1. Charles and David Koch: $34 Billion Each
Brother’s Charles and David Koch made their money the old-fashioned way: they inherited it. Their company, Koch Industries, was founded by their father Fred who developed a new method for refining oil into gasoline. While Fred and his wife Mary had four sons, it is David and Charles who today head up Koch Industries which is now the second largest private company in the United States, with sales of $115 billion annually. Such fame does come at a price however, and the Koch brothers are certainly the most famous – or rather the most infamous – on our list.
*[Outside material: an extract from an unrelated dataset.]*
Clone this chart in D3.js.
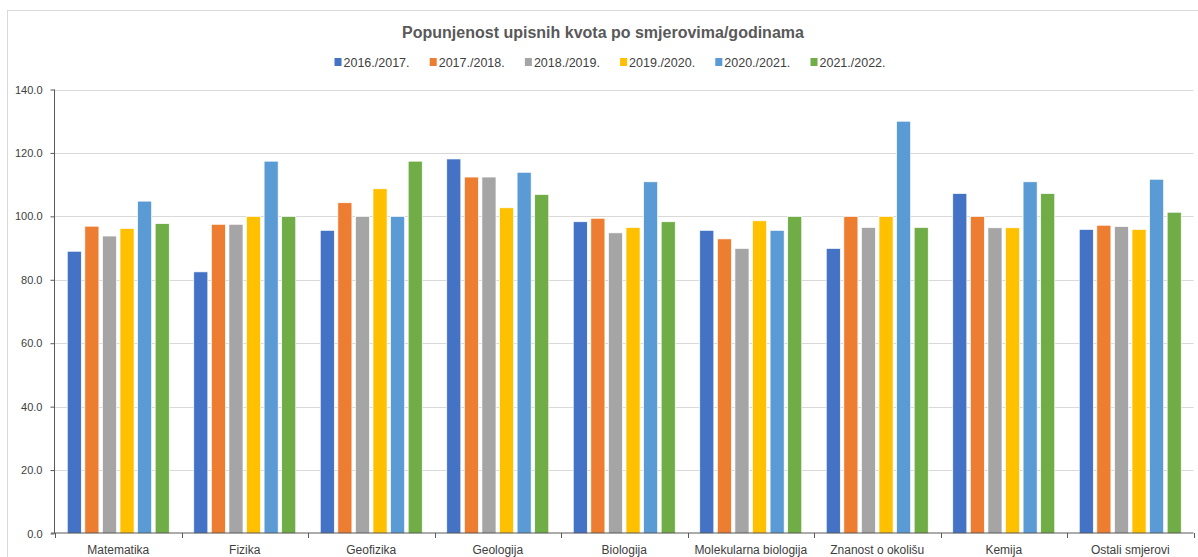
<!DOCTYPE html>
<meta charset="utf-8">
<style>
  body { margin: 0; background: #fff; }
  text { font-family: "Liberation Sans", Arial, sans-serif; }
  .grid line { stroke: #d9d9d9; stroke-width: 1px; }
  .axis path, .axis line { stroke: #595959; }
  .axis text { fill: #404040; }
</style>
<body>
<svg width="1198" height="557"></svg>
<script src="https://d3js.org/d3.v7.min.js"></script>
<script>

// categories (study programmes)
var categories = ["Matematika", "Fizika", "Geofizika", "Geologija", "Biologija",
    "Molekularna biologija", "Znanost o okolišu", "Kemija", "Ostali smjerovi"];

// academic years, one series each
var years = ["2016./2017.", "2017./2018.", "2018./2019.", "2019./2020.", "2020./2021.", "2021./2022."];
var colors = ["#4472c4", "#ed7d31", "#a5a5a5", "#ffc000", "#5b9bd5", "#70ad47"];

// values per year, same order as categories
var y2016 = [89.0, 82.5, 95.6, 118.1, 98.3, 95.6, 89.9, 107.2, 95.9];
var y2017 = [96.9, 97.5, 104.3, 112.4, 99.4, 92.9, 100.0, 100.0, 97.2];
var y2018 = [93.8, 97.5, 100.0, 112.4, 94.8, 89.9, 96.5, 96.4, 96.8];
var y2019 = [96.2, 100.0, 108.7, 102.7, 96.5, 98.6, 100.0, 96.4, 95.9];
var y2020 = [104.8, 117.4, 100.0, 113.9, 110.9, 95.6, 130.0, 110.9, 111.7];
var y2021 = [97.7, 100.0, 117.4, 106.9, 98.3, 100.0, 96.5, 107.2, 101.3];
var series = [y2016, y2017, y2018, y2019, y2020, y2021];

var yTicks = [0, 20, 40, 60, 80, 100, 120, 140];

var svg = d3.select("svg");

// outer chart border like the spreadsheet chart area
svg.append("rect")
    .attr("x", 7.5).attr("y", 10.5)
    .attr("width", 1200).attr("height", 560)
    .attr("fill", "#fff")
    .attr("stroke", "#d9d9d9");

var margin = {left: 55, right: 5, top: 89, bottom: 24};
var width = 1198, height = 557;

var x0 = d3.scaleBand()
    .domain(categories)
    .range([margin.left, margin.left + 126.5 * categories.length])
    .paddingInner(0).paddingOuter(0);

var groupW = 102;
var x1 = d3.scaleBand()
    .domain(d3.range(years.length))
    .range([(x0.bandwidth() - groupW) / 2, (x0.bandwidth() + groupW) / 2])
    .paddingInner(0.2);

var y = d3.scaleLinear()
    .domain([0, 140])
    .range([533.5, 89.5]);

// gridlines
svg.append("g").attr("class", "grid")
    .selectAll("line")
    .data(yTicks.slice(1))
    .enter().append("line")
    .attr("x1", margin.left).attr("x2", x0.range()[1])
    .attr("y1", function (d) { return Math.round(y(d)) + 0.5; })
    .attr("y2", function (d) { return Math.round(y(d)) + 0.5; });

// bars
var groups = svg.append("g")
    .selectAll("g")
    .data(categories)
    .enter().append("g")
    .attr("transform", function (d) { return "translate(" + x0(d) + ",0)"; });

groups.selectAll("rect")
    .data(function (d, i) {
        return series.map(function (s, k) { return {k: k, v: s[i]}; });
    })
    .enter().append("rect")
    .attr("x", function (d) { return x1(d.k); })
    .attr("width", x1.bandwidth())
    .attr("y", function (d) { return y(d.v); })
    .attr("height", function (d) { return y(0) - y(d.v); })
    .attr("fill", function (d) { return colors[d.k]; })
    .attr("stroke", "#fff")
    .attr("stroke-width", 0.7);

// y axis
var yAxis = svg.append("g").attr("class", "axis")
    .attr("transform", "translate(" + (margin.left - 0.5) + ",0)")
    .call(d3.axisLeft(y).tickValues(yTicks).tickSize(4).tickPadding(8)
        .tickFormat(d3.format(".1f")));
yAxis.select(".domain").attr("d", "M0," + y(140) + "V" + y(0));
yAxis.selectAll("text").style("font-size", "11px");

// x axis with ticks between categories
var xAxisG = svg.append("g").attr("class", "axis")
    .attr("transform", "translate(0," + (y(0) - 0.5) + ")");
xAxisG.append("line")
    .attr("x1", margin.left - 4).attr("x2", x0.range()[1])
    .attr("y1", 0).attr("y2", 0);
xAxisG.selectAll(".tk")
    .data(categories.concat(["end"]))
    .enter().append("line")
    .attr("class", "tk")
    .attr("x1", function (d, i) { return Math.round(margin.left + i * x0.step()) + 0.5; })
    .attr("x2", function (d, i) { return Math.round(margin.left + i * x0.step()) + 0.5; })
    .attr("y1", 0).attr("y2", 5);
xAxisG.selectAll("text")
    .data(categories)
    .enter().append("text")
    .attr("x", function (d) { return x0(d) + x0.bandwidth() / 2; })
    .attr("y", 21)
    .attr("text-anchor", "middle")
    .style("font-size", "12px")
    .text(function (d) { return d; });

// title
svg.append("text")
    .attr("x", 603).attr("y", 38)
    .attr("text-anchor", "middle")
    .style("font-size", "16px")
    .style("font-weight", "bold")
    .attr("fill", "#595959")
    .text("Popunjenost upisnih kvota po smjerovima/godinama");

// legend
var legendX = d3.scaleLinear().domain([0, 1]).range([334.5, 334.5 + 95.2]);
var legend = svg.append("g")
    .selectAll("g")
    .data(years)
    .enter().append("g")
    .attr("transform", function (d, i) { return "translate(" + legendX(i) + ",57)"; });
legend.append("rect")
    .attr("width", 7).attr("height", 8)
    .attr("y", 1)
    .attr("fill", function (d, i) { return colors[i]; });
legend.append("text")
    .attr("x", 9).attr("y", 9.5)
    .style("font-size", "12.5px")
    .attr("fill", "#404040")
    .text(function (d) { return d; });

</script>
</body>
As life-long libertarians, the brothers are known for their generous donations to many a right-wing cause and have no problem sharing these views with the media. An interview from Charles Koch to the Wall Street Journal in 2006 dismissed other billionaire moguls’ efforts in philanthropy. The brothers vehemently campaigned against the election of Barack Obama to the White House, donating millions of dollars to his Republican rival Mitt Romney – eliciting, we’re sure, many puns on their surname from the Democrats. Establishing their infamy, the brothers were also the subjects of a controversial documentary entitled “Koch Brothers Exposed” by director Robert Greenwald.